3) Please add a fig to show the water potential distribution before irrigation. with present figure (Fig 7), irrigation water shows little moving to root zone in the raised bed, which in turn influence the irrigation efficiency. 

Answer: The figures of water potential distribution before irrigation are added.

Reviewer 2 Report (Previous Reviewer 2)

1. How to obtain the parameter values in Table 1?

2. The experimental data in Figure 2 is different with last manuscript. Why?

Author Response

We would like to thank for the comments. The answers to them are the following.

1) How to obtain the parameter values in Table 1?

Answer: Parameter values for the considered soil were obtained based on the laboratory study data by the minimization of the least squares goal function. The corresponding remark in the text is highlighted and the reference to the used laboratory study technique is added.

2) The experimental data in Figure 2 is different with last manuscript. Why?

Answer: In the last version of the manuscript the approximation of the experimental data using an exponential function was shown. We changed the representation to show the original measured pairs of pressure and hydraulic conductivity values.

This manuscript is a resubmission of an earlier submission. The following is a list of the peer review reports and author responses from that submission.

Round 1

Reviewer 1 Report

This MS developed a model to simulate the soil water distribution under subsurface drip irrigation. After the model is calibrated and validated, the model with the fitted parameters was used to evaluate water distribution and deep leaching under raised bed when drip tape is placed between and under beds. Results in this study could help to design drip playout and field water use. While this MS should be majorly revised following the comments and suggestions:

(1)   This developed model now is unclear and un-numbed. It is better listed related formulas together.

(2)   The experiment also is not well described. The experimental raised bed picture can be presented. The discharge of emitters, the climatic condition, ETo, root development and distribution in the soil bed, LAI of potato, and related items should be described.

(3)   The parameters for evaluating the model precision should be described.

(4)   Line 194, for the three coefficients, KET, the crop coefficient looks too high for potato, what's the meaning of Kprec and Kirr.

(5)   The table 5 should be rearranged, the present table is hard to understand.

(6)   There are comma between digital numbers in table 4 and 5. Clarify it.

(7)    On Fig 8, The irrigation amount and initial soil moisture conditions, pipeline depth, pulse and continuous irrigation should be described in the figure.

(8)   On fig 9, infiltration rate at the 1 m depth depends on irrigation depth. this should be described in the Figure title

Other comments can be found in the marked file.

Comments for author File: Comments.pdf

This MS developed a model to simulate the soil water distribution under subsurface drip irrigation. After the model is calibrated and validated, the model with the fitted parameters was used to evaluate water distribution and deep leaching under raised bed when drip tape is placed between and under beds. Results in this study could help to design drip playout and field water use. While this MS should be majorly revised following the comments and suggestions:

(1)   This developed model now is unclear and un-numbed. It is better listed related formulas together.

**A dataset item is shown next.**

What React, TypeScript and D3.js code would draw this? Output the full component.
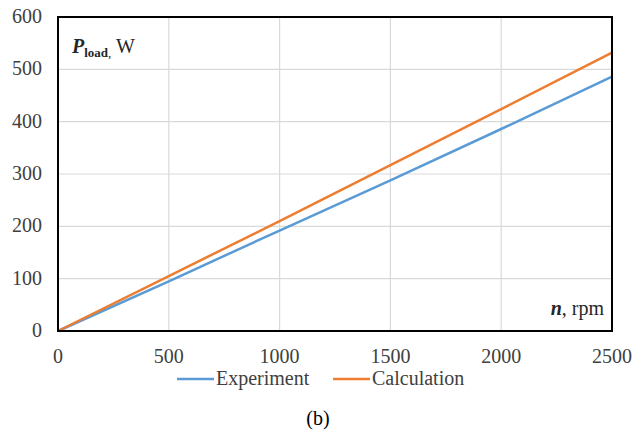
import React, { useEffect, useRef } from "react";
import * as d3 from "d3";

// values
const speed = [0, 500, 1000, 1500, 2000, 2500];
const experiment = [0, 95, 192, 288, 386, 486];
const calculation = [0, 105, 210, 317, 424, 532];
const xTicks = [0, 500, 1000, 1500, 2000, 2500];
const yTicks = [0, 100, 200, 300, 400, 500, 600];
const seriesNames = ["Experiment", "Calculation"];
const seriesColors = ["#5B9BD5", "#ED7D31"];

export default function App() {
  const ref = useRef<SVGSVGElement>(null);

  useEffect(() => {
    const svg = d3.select(ref.current);
    svg.selectAll("*").remove();

    const margin = { left: 58, right: 22, top: 17, bottom: 100 };
    const width = 634 - margin.left - margin.right;
    const height = 431 - margin.top - margin.bottom;

    const x = d3.scaleLinear().domain([0, 2500]).range([0, width]);
    const y = d3.scaleLinear().domain([0, 600]).range([height, 0]);

    const g = svg
      .append("g")
      .attr("transform", `translate(${margin.left},${margin.top})`);

    // grid
    g.selectAll(".gx")
      .data(xTicks)
      .enter()
      .append("line")
      .attr("x1", d => x(d))
      .attr("x2", d => x(d))
      .attr("y1", 0)
      .attr("y2", height)
      .attr("stroke", "#d9d9d9")
      .attr("stroke-width", 1.2);
    g.selectAll(".gy")
      .data(yTicks)
      .enter()
      .append("line")
      .attr("x1", 0)
      .attr("x2", width)
      .attr("y1", d => y(d))
      .attr("y2", d => y(d))
      .attr("stroke", "#d9d9d9")
      .attr("stroke-width", 1.2);

    // tick labels
    g.selectAll(".tx")
      .data(xTicks)
      .enter()
      .append("text")
      .attr("x", d => x(d))
      .attr("y", height + 32)
      .attr("text-anchor", "middle")
      .attr("font-size", 20)
      .attr("fill", "#404040")
      .text(d => d);
    g.selectAll(".ty")
      .data(yTicks)
      .enter()
      .append("text")
      .attr("x", -16)
      .attr("y", d => y(d) + 6)
      .attr("text-anchor", "end")
      .attr("font-size", 20)
      .attr("fill", "#404040")
      .text(d => d);

    // lines
    const series = [experiment, calculation];
    series.forEach((vals, i) => {
      const line = d3
        .line<number>()
        .x((_, j) => x(speed[j]))
        .y(d => y(d));
      g.append("path")
        .datum(vals)
        .attr("fill", "none")
        .attr("stroke", seriesColors[i])
        .attr("stroke-width", 2.5)
        .attr("d", line);
    });

    // frame
    g.append("rect")
      .attr("width", width)
      .attr("height", height)
      .attr("fill", "none")
      .attr("stroke", "#000")
      .attr("stroke-width", 2);

    // axis annotations
    const pl = g
      .append("text")
      .attr("x", 14)
      .attr("y", 36)
      .attr("font-size", 20)
      .attr("fill", "#262626");
    pl.append("tspan").attr("font-weight", "bold").attr("font-style", "italic").text("P");
    pl.append("tspan")
      .attr("font-weight", "bold")
      .attr("font-size", 13)
      .attr("dy", 4)
      .text("load");
    pl.append("tspan").attr("font-size", 13).text(",");
    pl.append("tspan").attr("dy", -4).text(" W");

    const nl = g
      .append("text")
      .attr("x", width - 8)
      .attr("y", height - 16)
      .attr("text-anchor", "end")
      .attr("font-size", 20)
      .attr("fill", "#262626");
    nl.append("tspan").attr("font-weight", "bold").attr("font-style", "italic").text("n");
    nl.append("tspan").text(", rpm");

    // legend
    const legendX = [177, 333];
    seriesNames.forEach((name, i) => {
      const lg = svg.append("g").attr("transform", `translate(${legendX[i]},379)`);
      lg.append("line")
        .attr("x1", 0)
        .attr("x2", 37)
        .attr("y1", 0)
        .attr("y2", 0)
        .attr("stroke", seriesColors[i])
        .attr("stroke-width", 2.5);
      lg.append("text")
        .attr("x", 39)
        .attr("y", 6)
        .attr("font-size", 20)
        .attr("fill", "#404040")
        .text(name);
    });

    svg
      .append("text")
      .attr("x", 318)
      .attr("y", 425)
      .attr("text-anchor", "middle")
      .attr("font-size", 20)
      .attr("fill", "#000")
      .text("(b)");
  });

  return (
    <svg
      ref={ref}
      width={634}
      height={431}
      fontFamily="'Liberation Serif', serif"
      style={{ position: "absolute", left: 0, top: 0, background: "#fff" }}
    />
  );
}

(2)   The experiment also is not well described. The experimental raised bed picture can be presented. The discharge of emitters, the climatic condition, ETo, root development and distribution in the soil bed, LAI of potato, and related items should be described.

(3)   The parameters for evaluating the model precision should be described.

(4)   Line 194, for the three coefficients, KET, the crop coefficient looks too high for potato, what's the meaning of Kprec and Kirr.

(5)   The table 5 should be rearranged, the present table is hard to understand.

(6)   There are comma between digital numbers in table 4 and 5. Clarify it.

(7)    On Fig 8, The irrigation amount and initial soil moisture conditions, pipeline depth, pulse and continuous irrigation should be described in the figure.

(8)   On fig 9, infiltration rate at the 1 m depth depends on irrigation depth. this should be described in the Figure title

Other comments can be found in the marked file.

Reviewer 2 Report

1. The simulation accuracy of Hydraulic conductivity of soil layers is very low in Figure 2. 

2. The experimental arrangement is not clearly described. Where did the depth of ridge formation and drip irrigation pipes start to be calculated in Figure 3? What is the dripper flow rate? How long does each irrigation or precipitation last?

3. What was the relationship between the Figure 3 (raised beds) and Figure 4 (horizontal ground)?

4. What did  “9, 16” and “70, 91” in Table 2 mean? What did “6 x 15 min” mean?

5. Line 151:  What sensors were used for measuring the pressure values? Accuracy?

6. How to calibrate the model?

7. Which area in Figure 3 are the root zone and the simulation domain in Figure 6?

8.Figure 7 should analysis soil moisture content that be consistent with Figure 6.